👁🗨 John Pilger : Les trahisons subies par Julian Assange
Ceux qui incarnent l'antithèse de Julian, au courage, aux principes & à l'honneur inexistants, s'interposent entre lui & la liberté tels ceux qui prétendent encore diriger une démocratie en Australie.
👁🗨 John Pilger : Les trahisons subies par Julian Assange
Par Chris Graham, le 20 juillet 2023
Plus de dix ans après son asile forcé et les tortures qu'il subit depuis 2012 aux mains des autorités britanniques et américaines, Julian Assange est toujours abandonné par son propre gouvernement, écrit John Pilger.
Je connais Julian Assange depuis que je l'ai interviewé pour la première fois à Londres en 2010. J'ai tout de suite apprécié son sens de l'humour brut et noir, souvent ponctué d'un rire contagieux.
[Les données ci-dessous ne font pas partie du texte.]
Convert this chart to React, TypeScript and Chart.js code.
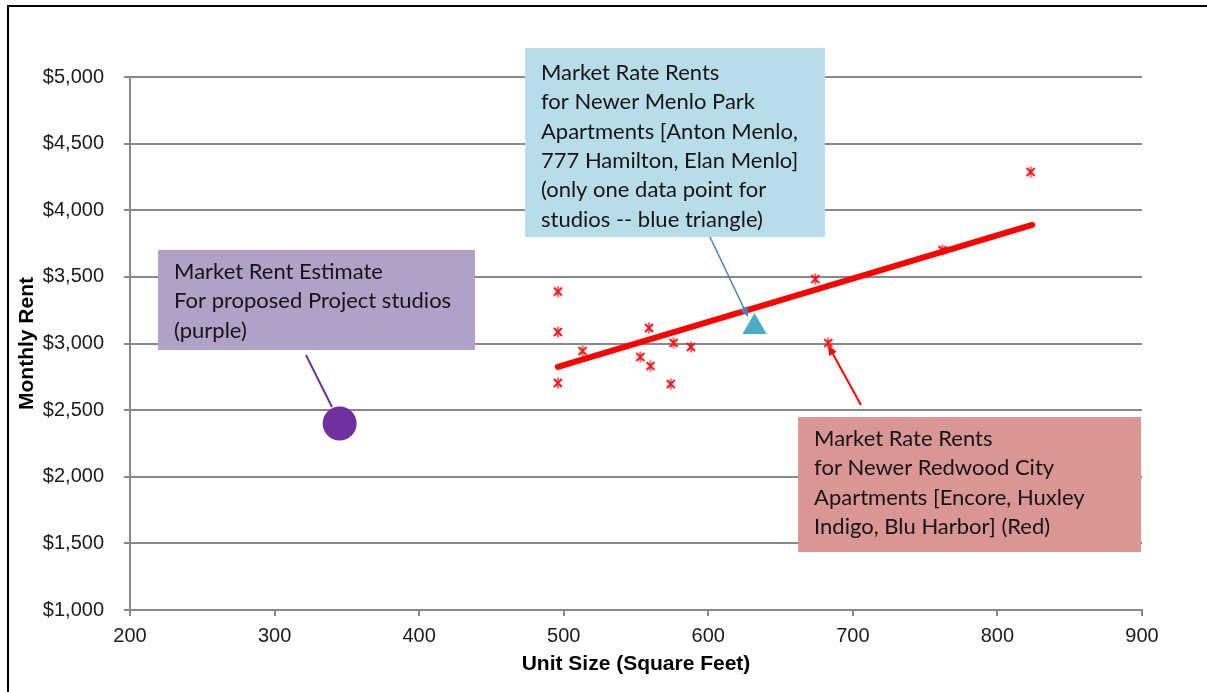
import React, { useEffect, useRef } from "react";
import { Chart, registerables } from "chart.js";

Chart.register(...registerables);

// Red Redwood City units (sq ft, monthly rent)
const redX = [496, 496, 496, 513, 553, 559, 560, 574, 576, 588, 674, 677, 683, 762, 823];
const redY = [3390, 3086, 2704, 2944, 2899, 3116, 2831, 2696, 3004, 2974, 3484, 3900, 3004, 3702, 4287];
// Trend line endpoints
const trendX = [496, 824];
const trendY = [2825, 3890];
// Menlo Park (blue triangle)
const blueX = [632];
const blueY = [3124];
// Project estimate (purple)
const purpleX = [345];
const purpleY = [2400];

const xTicks = [200, 300, 400, 500, 600, 700, 800, 900];
const yTicks = [1000, 1500, 2000, 2500, 3000, 3500, 4000, 4500, 5000];

const blueText = [
  "Market Rate Rents",
  "for Newer Menlo Park",
  "Apartments [Anton Menlo,",
  "777 Hamilton, Elan Menlo]",
  "(only one data point for",
  "studios -- blue triangle)",
];
const purpleText = ["Market Rent Estimate", "For proposed Project studios", "(purple)"];
const redText = [
  "Market Rate Rents",
  "for Newer Redwood City",
  "Apartments [Encore, Huxley",
  "Indigo, Blu Harbor] (Red)",
];

function makeStar(): HTMLCanvasElement {
  const c = document.createElement("canvas");
  c.width = 12;
  c.height = 12;
  const g = c.getContext("2d")!;
  g.strokeStyle = "#f01418";
  g.lineWidth = 2;
  g.lineCap = "butt";
  g.beginPath();
  g.moveTo(2, 2);
  g.lineTo(10, 10);
  g.moveTo(10, 2);
  g.lineTo(2, 10);
  g.stroke();
  g.lineWidth = 1.3;
  g.beginPath();
  g.moveTo(6, 0.5);
  g.lineTo(6, 11.5);
  g.stroke();
  return c;
}

const annotationPlugin = {
  id: "notes",
  afterDatasetsDraw(chart: any) {
    const ctx = chart.ctx as CanvasRenderingContext2D;
    const xs = chart.scales.x;
    const ys = chart.scales.y;
    const X = (v: number) => xs.getPixelForValue(v);
    const Y = (v: number) => ys.getPixelForValue(v);
    const font = "22px Lato";

    const box = (x0: number, y0: number, x1: number, y1: number, fill: string, lines: string[], firstBase: number) => {
      const l = X(x0), t = Y(y0), r = X(x1), b = Y(y1);
      ctx.save();
      ctx.fillStyle = fill;
      ctx.fillRect(l, t, r - l, b - t);
      ctx.fillStyle = "#141414";
      ctx.font = font;
      ctx.textBaseline = "alphabetic";
      ctx.textAlign = "left";
      lines.forEach((s, i) => ctx.fillText(s, l + 16, t + firstBase + i * 29.3));
      ctx.restore();
    };

    const arrow = (ax: number, ay: number, bx: number, by: number, color: string, head: boolean, w: number) => {
      const x0 = X(ax), y0 = Y(ay), x1 = X(bx), y1 = Y(by);
      ctx.save();
      ctx.strokeStyle = color;
      ctx.fillStyle = color;
      ctx.lineWidth = w;
      const ang = Math.atan2(y1 - y0, x1 - x0);
      const hl = head ? 11 : 0;
      ctx.beginPath();
      ctx.moveTo(x0, y0);
      ctx.lineTo(x1 - Math.cos(ang) * hl * 0.8, y1 - Math.sin(ang) * hl * 0.8);
      ctx.stroke();
      if (head) {
        ctx.beginPath();
        ctx.moveTo(x1, y1);
        ctx.lineTo(x1 - Math.cos(ang - 0.4) * hl, y1 - Math.sin(ang - 0.4) * hl);
        ctx.lineTo(x1 - Math.cos(ang + 0.4) * hl, y1 - Math.sin(ang + 0.4) * hl);
        ctx.closePath();
        ctx.fill();
      }
      ctx.restore();
    };

    box(473.2, 5217, 680.7, 3799, "#b7dde8", blueText, 32);
    box(219.4, 3702, 438.6, 2951, "#b2a1c7", purpleText, 29);
    box(662.1, 2448, 899.3, 1435, "#d99694", redText, 29);

    arrow(601.2, 3799, 627.5, 3199, "#4a7ebb", true, 1.5);
    arrow(321.7, 2914, 339.7, 2523, "#7030a0", false, 2);
    arrow(705.6, 2538, 682.8, 2989, "#ff0000", true, 2);

    // outer border
    ctx.save();
    ctx.strokeStyle = "#000";
    ctx.lineWidth = 2;
    ctx.beginPath();
    ctx.moveTo(8, chart.height + 5);
    ctx.lineTo(8, 6);
    ctx.lineTo(chart.width + 5, 6);
    ctx.stroke();
    ctx.restore();
  },
};

export default function App() {
  const ref = useRef<HTMLCanvasElement>(null);
  useEffect(() => {
    const star = makeStar();
    const chart = new Chart(ref.current!, {
      type: "scatter",
      data: {
        datasets: [
          {
            label: "Trend",
            data: trendX.map((x, i) => ({ x, y: trendY[i] })),
            showLine: true,
            borderColor: "#ff0000",
            borderWidth: 6,
            pointRadius: 0,
            borderCapStyle: "round",
          } as any,
          {
            label: "Menlo Park",
            data: blueX.map((x, i) => ({ x, y: blueY[i] })),
            pointStyle: "triangle",
            pointRadius: 14,
            backgroundColor: "#4bacc6",
            borderColor: "#4bacc6",
            borderWidth: 0,
          },
          {
            label: "Project",
            data: purpleX.map((x, i) => ({ x, y: purpleY[i] })),
            pointStyle: "circle",
            pointRadius: 17,
            backgroundColor: "#7030a0",
            borderColor: "#7030a0",
            borderWidth: 0,
          },
          {
            label: "Redwood City",
            data: redX.map((x, i) => ({ x, y: redY[i] })),
            pointStyle: star as any,
            pointRadius: 6,
          },
        ],
      },
      options: {
        animation: false,
        responsive: false,
        devicePixelRatio: 1,
        layout: { padding: { left: 0, top: 77, right: 65, bottom: 0 } },
        plugins: { legend: { display: false }, tooltip: { enabled: false } },
        scales: {
          x: {
            type: "linear",
            min: 200,
            max: 900,
            afterFit: (s: any) => {
              s.height = 82;
            },
            afterBuildTicks: (s: any) => {
              s.ticks = xTicks.map((v) => ({ value: v }));
            },
            ticks: {
              color: "#1a1a1a",
              font: { family: "'Liberation Sans', Arial", size: 20 },
              padding: 8,
              maxRotation: 0,
            },
            grid: { drawOnChartArea: false, color: "#888888", lineWidth: 2, tickLength: 6 },
            border: { color: "#888888", width: 2 },
            title: {
              display: true,
              text: "Unit Size (Square Feet)",
              color: "#000",
              font: { family: "'Liberation Sans', Arial", size: 21, weight: "bold" },
              padding: { top: 0, bottom: 15 },
            },
          },
          y: {
            type: "linear",
            min: 1000,
            max: 5000,
            afterFit: (s: any) => {
              s.width = 130;
            },
            afterBuildTicks: (s: any) => {
              s.ticks = yTicks.map((v) => ({ value: v }));
            },
            ticks: {
              color: "#1a1a1a",
              font: { family: "'Liberation Sans', Arial", size: 20 },
              padding: 20,
              callback: (v: any) => "$" + Number(v).toLocaleString("en-US"),
            },
            grid: { color: "#888888", lineWidth: 2, tickLength: 6 },
            border: { color: "#888888", width: 2 },
            title: {
              display: true,
              text: "Monthly Rent",
              color: "#000",
              font: { family: "'Liberation Sans', Arial", size: 21, weight: "bold" },
              padding: { top: 15, bottom: 0 },
            },
          },
        },
      },
      plugins: [annotationPlugin],
    });
    return () => chart.destroy();
  }, []);
  return (
    <div style={{ position: "fixed", left: 0, top: 0, width: 1207, height: 692, background: "#fff" }}>
      <canvas ref={ref} width={1207} height={692} style={{ width: 1207, height: 692, display: "block" }} />
    </div>
  );
}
C'est un marginal fier de l'être, vif et réfléchi. Nous sommes devenus amis, et j'ai assisté, dans de nombreuses salles d'audience, aux tentatives des tribuns de l'État de le faire taire, lui et sa révolution morale du journalisme.
J'ai vécu un moment fort lorsqu'un juge de la Cour royale de justice s'est penché sur sa chaise et m'a grogné : "Vous n'êtes qu'un Australien vagabond, comme Assange". Mon nom figurait sur une liste de volontaires pour la libération sous caution de Julian, et ce juge m'a repéré comme étant celui qui avait signalé son rôle dans la fameuse affaire des expulsés des îles Chagos. Sans le vouloir, il m'a fait un compliment.
J'ai vu Julian à Belmarsh il n'y a pas longtemps. Nous avons parlé de livres et de la lourdeur oppressante de la prison : les messages enjoués sur les murs, les petites punitions ; ils ne le laissent toujours pas utiliser la salle de sport. Il doit faire de l'exercice seul dans une zone qui ressemble à une cage, où un panneau indique qu'il ne faut pas toucher à l'herbe. Mais il n'y a pas d'herbe. Nous avons ri ; pendant un court instant, certaines choses n'ont pas semblé trop graves.
Le rire est une armure, bien sûr. Lorsque les gardiens de prison ont commencé à faire cliqueter leurs clés, comme ils aiment à le faire, pour indiquer que notre temps était écoulé, il s'est tu. Lorsque j'ai quitté la pièce, il a levé le poing et l'a serré, comme il le fait toujours. Il est l'incarnation même du courage.
Ceux qui incarnent l'antithèse de Julian, chez qui le courage n’existe pas plus que les principes et l'honneur, s'interposent entre lui et la liberté. Je ne fais pas référence au régime mafieux de Washington, dont la poursuite d'un homme de bien est un avertissement pour nous tous, mais plutôt à ceux qui prétendent encore diriger une démocratie équitable en Australie.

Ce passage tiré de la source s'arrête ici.